Your task is to repeat the entries underneath exactly, minus the pictures.

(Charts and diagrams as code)
⁂
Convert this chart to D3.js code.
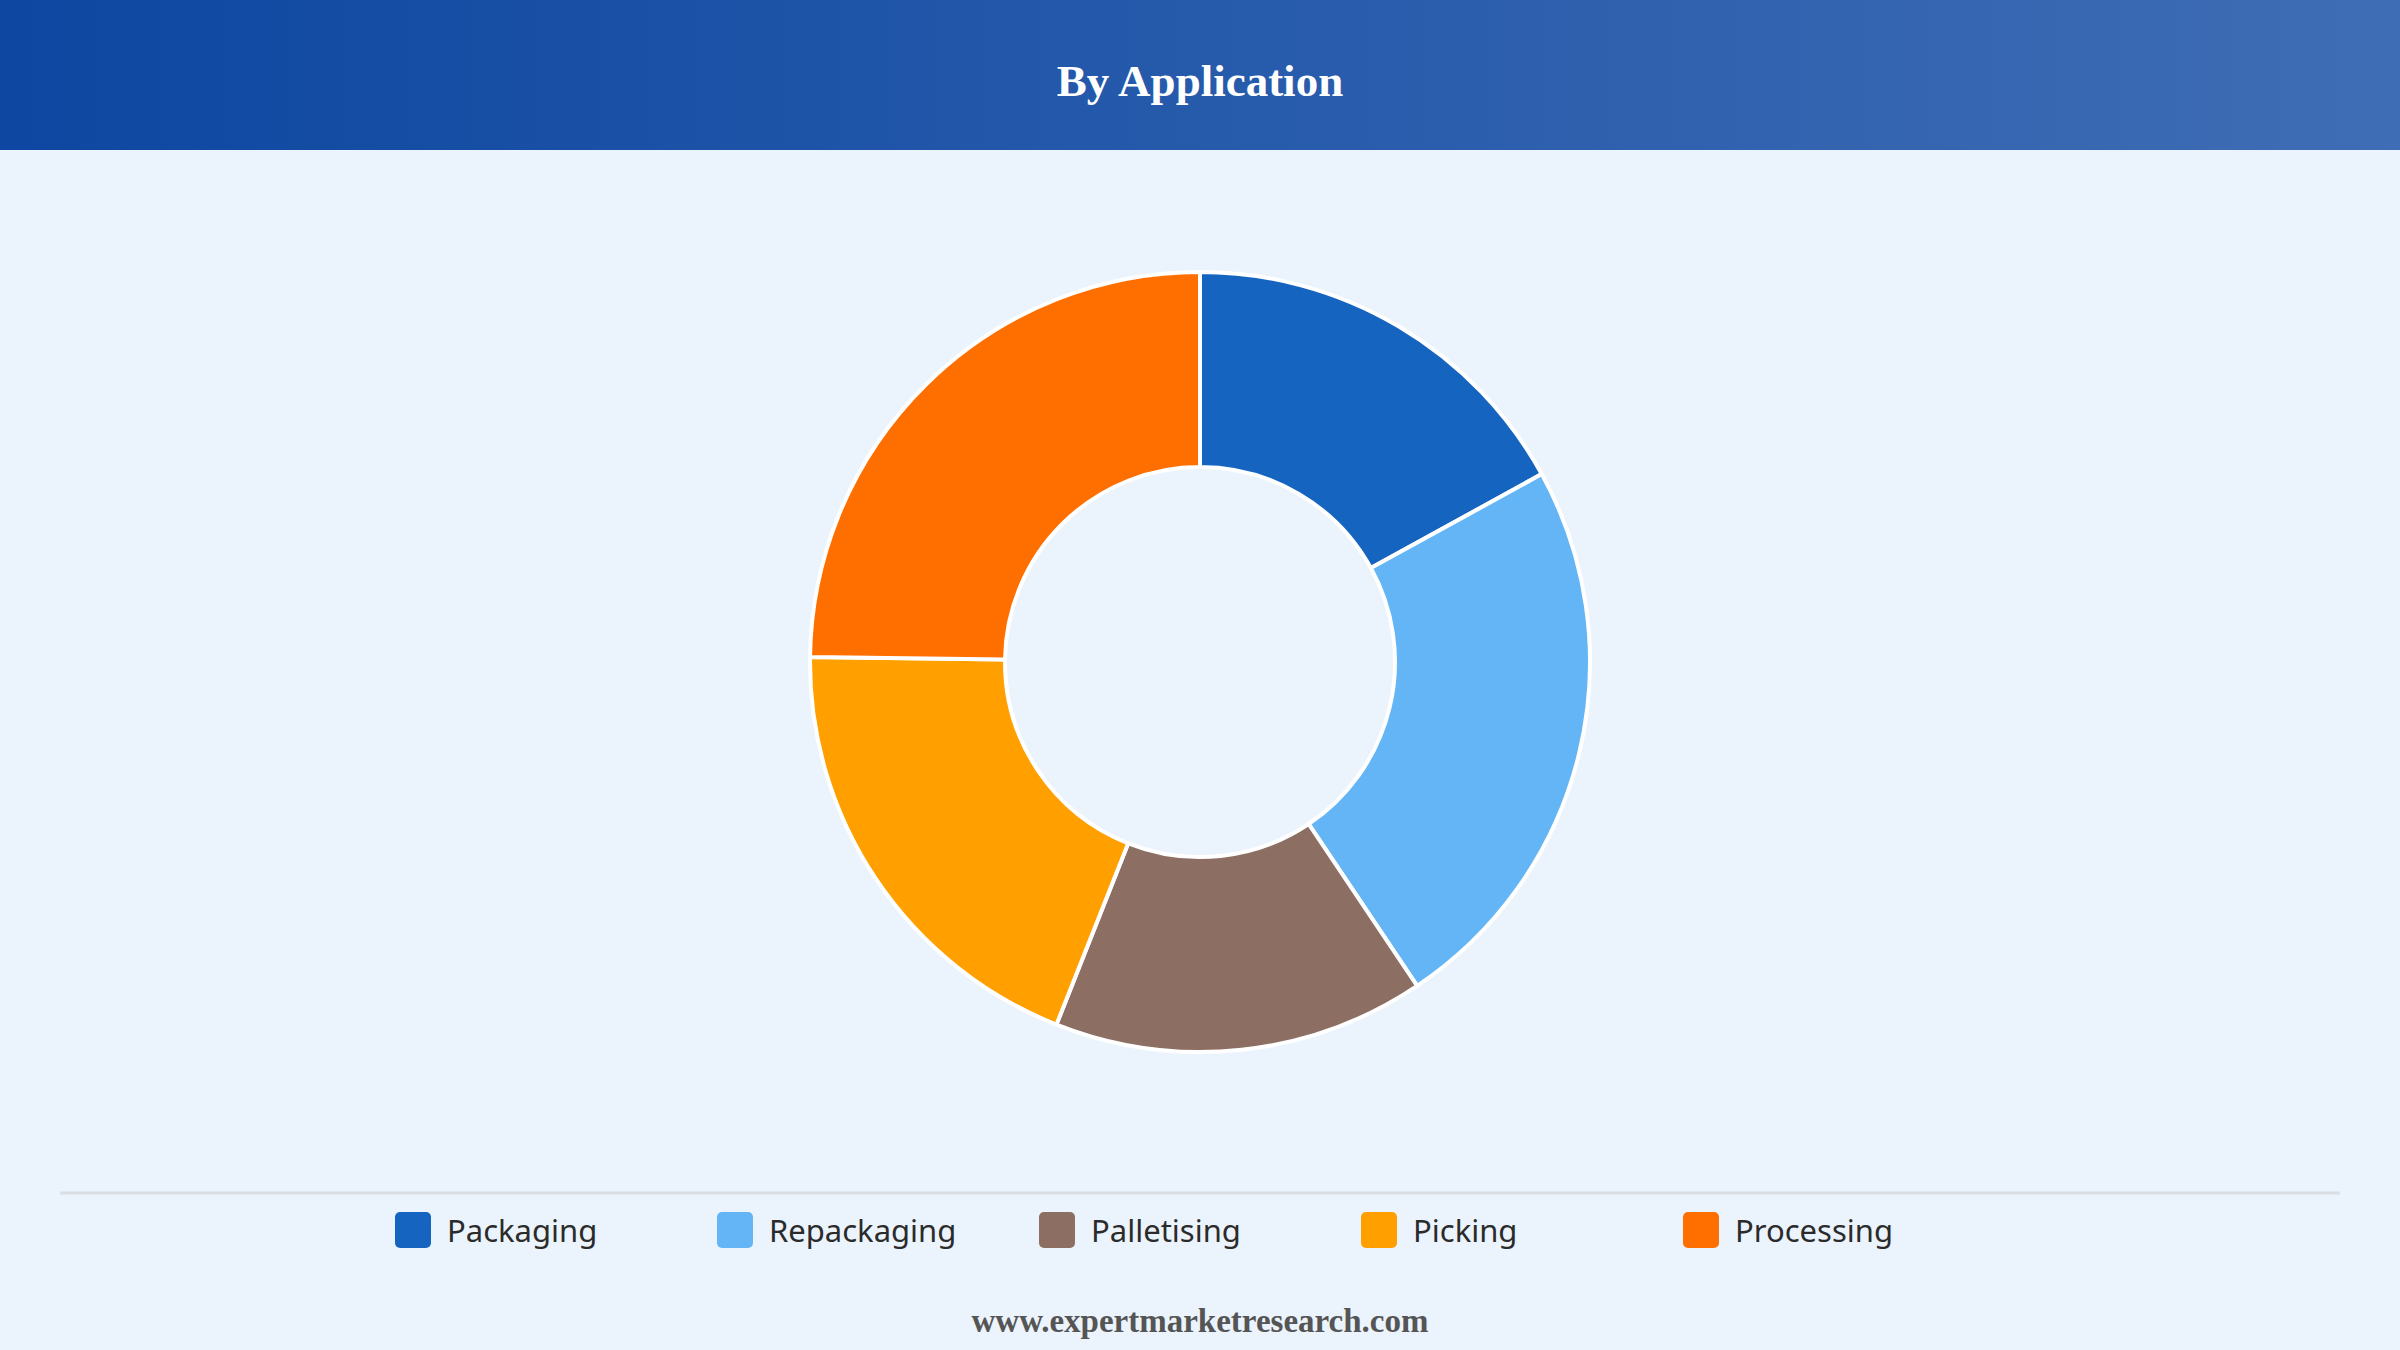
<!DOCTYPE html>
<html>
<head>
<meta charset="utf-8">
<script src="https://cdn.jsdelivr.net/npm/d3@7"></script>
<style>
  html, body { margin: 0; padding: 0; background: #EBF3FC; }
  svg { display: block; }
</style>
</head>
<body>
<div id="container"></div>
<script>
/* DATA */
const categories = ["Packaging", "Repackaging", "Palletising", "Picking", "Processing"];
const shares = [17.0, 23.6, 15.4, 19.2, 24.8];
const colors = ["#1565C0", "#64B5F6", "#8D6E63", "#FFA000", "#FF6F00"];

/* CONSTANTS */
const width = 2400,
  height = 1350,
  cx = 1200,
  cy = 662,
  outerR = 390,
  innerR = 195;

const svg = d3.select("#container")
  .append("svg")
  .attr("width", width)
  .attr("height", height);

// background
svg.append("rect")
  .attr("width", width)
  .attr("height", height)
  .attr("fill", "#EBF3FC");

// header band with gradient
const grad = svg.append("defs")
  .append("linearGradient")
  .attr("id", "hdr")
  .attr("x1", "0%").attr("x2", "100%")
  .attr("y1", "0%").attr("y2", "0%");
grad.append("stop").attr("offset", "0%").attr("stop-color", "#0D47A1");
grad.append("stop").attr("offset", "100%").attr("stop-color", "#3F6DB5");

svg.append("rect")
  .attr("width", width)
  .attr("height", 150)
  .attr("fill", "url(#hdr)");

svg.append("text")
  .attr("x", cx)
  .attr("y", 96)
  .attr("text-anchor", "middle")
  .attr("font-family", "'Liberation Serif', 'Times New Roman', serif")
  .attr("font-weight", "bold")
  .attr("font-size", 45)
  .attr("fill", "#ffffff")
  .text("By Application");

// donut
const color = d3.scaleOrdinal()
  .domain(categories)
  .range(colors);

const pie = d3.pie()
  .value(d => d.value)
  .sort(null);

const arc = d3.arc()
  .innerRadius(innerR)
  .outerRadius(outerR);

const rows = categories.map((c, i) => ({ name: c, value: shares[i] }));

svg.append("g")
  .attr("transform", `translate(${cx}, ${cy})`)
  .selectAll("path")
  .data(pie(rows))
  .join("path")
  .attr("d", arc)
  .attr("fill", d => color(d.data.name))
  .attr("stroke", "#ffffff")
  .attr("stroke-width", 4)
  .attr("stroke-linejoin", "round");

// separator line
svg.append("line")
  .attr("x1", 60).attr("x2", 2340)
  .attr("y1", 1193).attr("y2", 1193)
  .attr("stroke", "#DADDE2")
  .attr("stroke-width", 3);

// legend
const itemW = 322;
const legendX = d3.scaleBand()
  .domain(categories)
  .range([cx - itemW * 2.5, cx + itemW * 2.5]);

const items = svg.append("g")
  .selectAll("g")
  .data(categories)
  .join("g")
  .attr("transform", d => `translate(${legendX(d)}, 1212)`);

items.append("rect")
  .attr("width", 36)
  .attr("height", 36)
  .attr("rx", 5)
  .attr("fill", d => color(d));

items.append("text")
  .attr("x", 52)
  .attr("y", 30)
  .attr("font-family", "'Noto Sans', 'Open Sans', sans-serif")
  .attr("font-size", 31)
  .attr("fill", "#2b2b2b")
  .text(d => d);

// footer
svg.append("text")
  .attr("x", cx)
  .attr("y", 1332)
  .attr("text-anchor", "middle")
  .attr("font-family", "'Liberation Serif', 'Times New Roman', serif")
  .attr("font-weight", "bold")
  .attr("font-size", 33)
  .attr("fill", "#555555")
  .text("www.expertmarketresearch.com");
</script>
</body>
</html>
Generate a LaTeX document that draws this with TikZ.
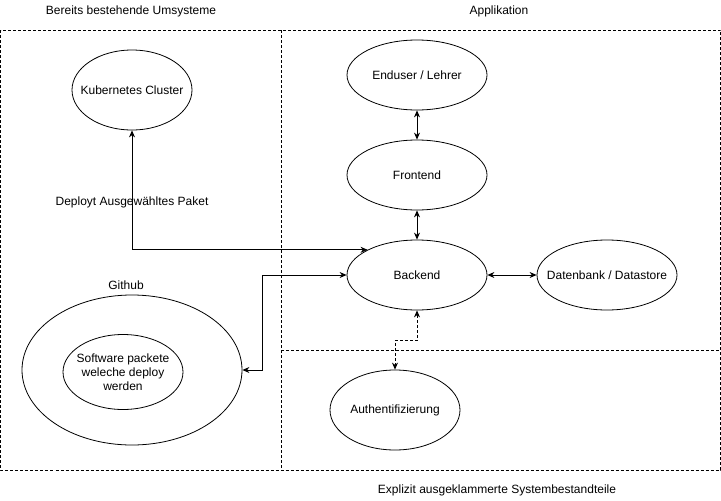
⁂
# Complete answer
Convert this chart to D3.js code.
<!DOCTYPE html>
<html>
<head>
<meta charset="utf-8">
<script src="https://cdn.jsdelivr.net/npm/d3@7"></script>
<style>
  html, body { margin: 0; padding: 0; background: #EBF3FC; }
  svg { display: block; }
</style>
</head>
<body>
<div id="container"></div>
<script>
/* DATA */
const categories = ["Packaging", "Repackaging", "Palletising", "Picking", "Processing"];
const shares = [17.0, 23.6, 15.4, 19.2, 24.8];
const colors = ["#1565C0", "#64B5F6", "#8D6E63", "#FFA000", "#FF6F00"];

/* CONSTANTS */
const width = 2400,
  height = 1350,
  cx = 1200,
  cy = 662,
  outerR = 390,
  innerR = 195;

const svg = d3.select("#container")
  .append("svg")
  .attr("width", width)
  .attr("height", height);

// background
svg.append("rect")
  .attr("width", width)
  .attr("height", height)
  .attr("fill", "#EBF3FC");

// header band with gradient
const grad = svg.append("defs")
  .append("linearGradient")
  .attr("id", "hdr")
  .attr("x1", "0%").attr("x2", "100%")
  .attr("y1", "0%").attr("y2", "0%");
grad.append("stop").attr("offset", "0%").attr("stop-color", "#0D47A1");
grad.append("stop").attr("offset", "100%").attr("stop-color", "#3F6DB5");

svg.append("rect")
  .attr("width", width)
  .attr("height", 150)
  .attr("fill", "url(#hdr)");

svg.append("text")
  .attr("x", cx)
  .attr("y", 96)
  .attr("text-anchor", "middle")
  .attr("font-family", "'Liberation Serif', 'Times New Roman', serif")
  .attr("font-weight", "bold")
  .attr("font-size", 45)
  .attr("fill", "#ffffff")
  .text("By Application");

// donut
const color = d3.scaleOrdinal()
  .domain(categories)
  .range(colors);

const pie = d3.pie()
  .value(d => d.value)
  .sort(null);

const arc = d3.arc()
  .innerRadius(innerR)
  .outerRadius(outerR);

const rows = categories.map((c, i) => ({ name: c, value: shares[i] }));

svg.append("g")
  .attr("transform", `translate(${cx}, ${cy})`)
  .selectAll("path")
  .data(pie(rows))
  .join("path")
  .attr("d", arc)
  .attr("fill", d => color(d.data.name))
  .attr("stroke", "#ffffff")
  .attr("stroke-width", 4)
  .attr("stroke-linejoin", "round");

// separator line
svg.append("line")
  .attr("x1", 60).attr("x2", 2340)
  .attr("y1", 1193).attr("y2", 1193)
  .attr("stroke", "#DADDE2")
  .attr("stroke-width", 3);

// legend
const itemW = 322;
const legendX = d3.scaleBand()
  .domain(categories)
  .range([cx - itemW * 2.5, cx + itemW * 2.5]);

const items = svg.append("g")
  .selectAll("g")
  .data(categories)
  .join("g")
  .attr("transform", d => `translate(${legendX(d)}, 1212)`);

items.append("rect")
  .attr("width", 36)
  .attr("height", 36)
  .attr("rx", 5)
  .attr("fill", d => color(d));

items.append("text")
  .attr("x", 52)
  .attr("y", 30)
  .attr("font-family", "'Noto Sans', 'Open Sans', sans-serif")
  .attr("font-size", 31)
  .attr("fill", "#2b2b2b")
  .text(d => d);

// footer
svg.append("text")
  .attr("x", cx)
  .attr("y", 1332)
  .attr("text-anchor", "middle")
  .attr("font-family", "'Liberation Serif', 'Times New Roman', serif")
  .attr("font-weight", "bold")
  .attr("font-size", 33)
  .attr("fill", "#555555")
  .text("www.expertmarketresearch.com");
</script>
</body>
</html>
Generate a LaTeX document that draws this with TikZ.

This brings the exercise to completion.